Религиозно-философские идеи Д.Мережковского
В молодости Мережковский отдал дань позитивизму, увлекался работами Г. Спенсера и был сторонником гегелевской диалектики. Учение позитивистов – стремление поставить умственный мир человечества на твердую основу науки через совершенное отрицание всяких теологических и метафизических идей – приходило в противоречие с религиозными идеалами, впитанными Мережковским с детства, рождало безысходные сомнения. "Никогда еще люди так не чувствовали сердцем необходимости верить и не понимали разумом невозможности верить. В этом болезненном, неразрешимом диссонансе, этом трагическом противоречии так же, как в небывалой умственной свободе, в смелости отрицания, заключается наиболее характерная черта мистической потребности двадцатого века", – писал Мережковский.
Здесь кроется причина бесконечных антиномий и метафизических противопоставлений, метаний из одной крайности в другую, попыток примирить антихристианский нигилизм Ф. Ницше с исканиями вселенской церкви В. Соловьева. Мережковский осознавал свой дуализм и пытался преодолеть его, в этом он видел свою основную мировоззренческую задачу. Его устремления были направлены на то, чтобы наново рассмотреть основы христианской догматики.
Прежде всего во всех произведениях Мережковского предпринята попытка осознать, возможно ли совмещение "божеского" и "человеческого". Ему одинаково важны и правда небесная и правда земная, дух и плоть, ареной борьбы которых становится человеческая душа. Он не принимает многого в официальной церкви: ее устаревшие обряды, помпезность, отдаленность от народа. Им овладевает идея (вслед за В. Соловьевым) воссоединить католичество и православие, восточный образ "богочеловека" с западным "человекобогом". Важна не церковь, а искренняя вера в бога. Вот почему так важен для Мережковского "последний святой" Серафим Саровский, который предстает перед читателями в образе благочестивого святого, несущего свою "святость" в народ. Он контрастирует с жестокой, суровой эпохой Павла и Александра I.

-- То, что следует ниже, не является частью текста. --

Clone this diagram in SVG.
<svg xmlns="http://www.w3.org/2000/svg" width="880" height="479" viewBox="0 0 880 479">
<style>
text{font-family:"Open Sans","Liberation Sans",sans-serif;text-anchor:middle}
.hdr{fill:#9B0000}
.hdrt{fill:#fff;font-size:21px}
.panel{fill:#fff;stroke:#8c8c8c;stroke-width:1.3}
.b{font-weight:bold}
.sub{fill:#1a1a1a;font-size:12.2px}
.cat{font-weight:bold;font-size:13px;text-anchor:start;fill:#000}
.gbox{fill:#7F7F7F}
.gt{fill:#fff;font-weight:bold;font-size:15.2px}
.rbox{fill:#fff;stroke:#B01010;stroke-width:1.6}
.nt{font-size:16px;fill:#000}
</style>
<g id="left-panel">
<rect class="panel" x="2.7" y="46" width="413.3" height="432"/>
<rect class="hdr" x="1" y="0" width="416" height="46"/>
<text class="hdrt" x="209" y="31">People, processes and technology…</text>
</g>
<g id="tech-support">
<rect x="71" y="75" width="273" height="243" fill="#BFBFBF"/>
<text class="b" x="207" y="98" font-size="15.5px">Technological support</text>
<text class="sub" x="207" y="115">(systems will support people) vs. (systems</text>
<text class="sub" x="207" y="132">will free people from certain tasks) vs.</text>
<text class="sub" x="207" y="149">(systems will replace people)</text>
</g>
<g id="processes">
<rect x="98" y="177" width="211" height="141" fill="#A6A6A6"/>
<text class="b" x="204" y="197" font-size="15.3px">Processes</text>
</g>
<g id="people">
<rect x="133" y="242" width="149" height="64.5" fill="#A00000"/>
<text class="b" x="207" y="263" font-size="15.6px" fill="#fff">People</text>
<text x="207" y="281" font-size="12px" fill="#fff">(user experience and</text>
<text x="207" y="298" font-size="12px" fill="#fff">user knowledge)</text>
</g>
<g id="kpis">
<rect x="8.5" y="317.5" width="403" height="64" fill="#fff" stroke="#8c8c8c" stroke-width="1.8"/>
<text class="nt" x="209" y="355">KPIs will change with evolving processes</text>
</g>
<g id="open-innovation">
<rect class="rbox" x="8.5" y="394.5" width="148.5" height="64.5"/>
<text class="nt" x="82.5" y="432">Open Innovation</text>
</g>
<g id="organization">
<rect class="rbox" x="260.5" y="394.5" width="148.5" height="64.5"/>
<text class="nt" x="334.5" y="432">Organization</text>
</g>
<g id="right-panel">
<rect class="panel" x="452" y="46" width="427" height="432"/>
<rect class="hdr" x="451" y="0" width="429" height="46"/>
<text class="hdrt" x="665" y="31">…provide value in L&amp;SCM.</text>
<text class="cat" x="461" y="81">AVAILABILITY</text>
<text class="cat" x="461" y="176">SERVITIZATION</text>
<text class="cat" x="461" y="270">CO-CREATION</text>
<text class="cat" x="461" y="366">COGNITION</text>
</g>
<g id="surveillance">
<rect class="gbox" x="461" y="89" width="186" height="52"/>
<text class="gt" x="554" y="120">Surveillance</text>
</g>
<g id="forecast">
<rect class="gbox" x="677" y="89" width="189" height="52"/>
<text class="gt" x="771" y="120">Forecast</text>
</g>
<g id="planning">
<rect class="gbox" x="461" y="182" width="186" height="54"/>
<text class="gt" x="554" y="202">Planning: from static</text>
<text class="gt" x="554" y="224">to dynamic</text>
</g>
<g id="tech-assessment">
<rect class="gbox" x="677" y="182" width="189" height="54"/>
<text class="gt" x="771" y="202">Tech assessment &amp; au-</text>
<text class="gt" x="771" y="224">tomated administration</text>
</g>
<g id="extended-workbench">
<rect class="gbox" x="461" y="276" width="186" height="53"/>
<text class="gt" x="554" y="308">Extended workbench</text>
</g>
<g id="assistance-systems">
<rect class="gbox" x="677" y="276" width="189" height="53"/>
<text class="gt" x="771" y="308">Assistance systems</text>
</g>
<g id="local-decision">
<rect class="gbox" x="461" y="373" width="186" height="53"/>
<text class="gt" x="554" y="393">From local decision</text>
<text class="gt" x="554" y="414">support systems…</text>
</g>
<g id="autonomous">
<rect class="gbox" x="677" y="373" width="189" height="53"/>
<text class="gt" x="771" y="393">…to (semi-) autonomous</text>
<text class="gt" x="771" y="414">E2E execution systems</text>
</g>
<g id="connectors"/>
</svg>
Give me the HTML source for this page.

В романах Мережковского важное место занимает поиск идеалов, будь то духовная жизнь декабристов или искания раскольников, сектантов. Он, как правило, идет от метафизической антиномической схемы: Христос и Антихрист, Человек и Человекобог, Дух и Плоть, христианство и язычество, "власть неба" и "власть земли" и т.д. Но мучительный поиск разрешения противоречий приводит Мережковского к выводу о том, что идеалы гуманизма, ценности христианства, понятие Царства небесного и смысл царства земного для него несовместимы, метафизически разорваны. Он пишет: "Когда я начинал трилогию "Христос и Антихрист", мне казалось, что существуют две правды: христианство – правда о небе и язычество – правда о земле, и в будущем соединении этих двух правд – полнота религиозной истины. Но, кончая, я уже знал, что обе правды – о небе и о земле – уже соединены в Иисусе Христе... Но теперь я также знаю, что надо было мне пройти эту ложь до конца, чтобы увидеть истину. От раздвоения к соединению – таков мой путь...". Следы этой раздвоенности сохраняются в философии Мережковского на протяжении всей его жизни. Недаром он выбирает для своих романов особенные, смутные времена, наполненные раздором, раздвоением, сомнениями. Таковы, например, эпохи Юлиана Отступника (христианство уже победило, но язычество еще существует), или Леонардо да Винчи (возрождается эллинизм, а христианство вырождается), или Петра I, или религиозной смуты в Египте и на Крите. Кризис гуманизма, кризис веры в торжество добра наложили мощный отпечаток на творчество Мережковского. В ряде его романов наблюдается полное смещение нравственных норм, тщательное описание жестокости и насилия. В духе ницшеанства ложное становится истинным, а истинное ложным.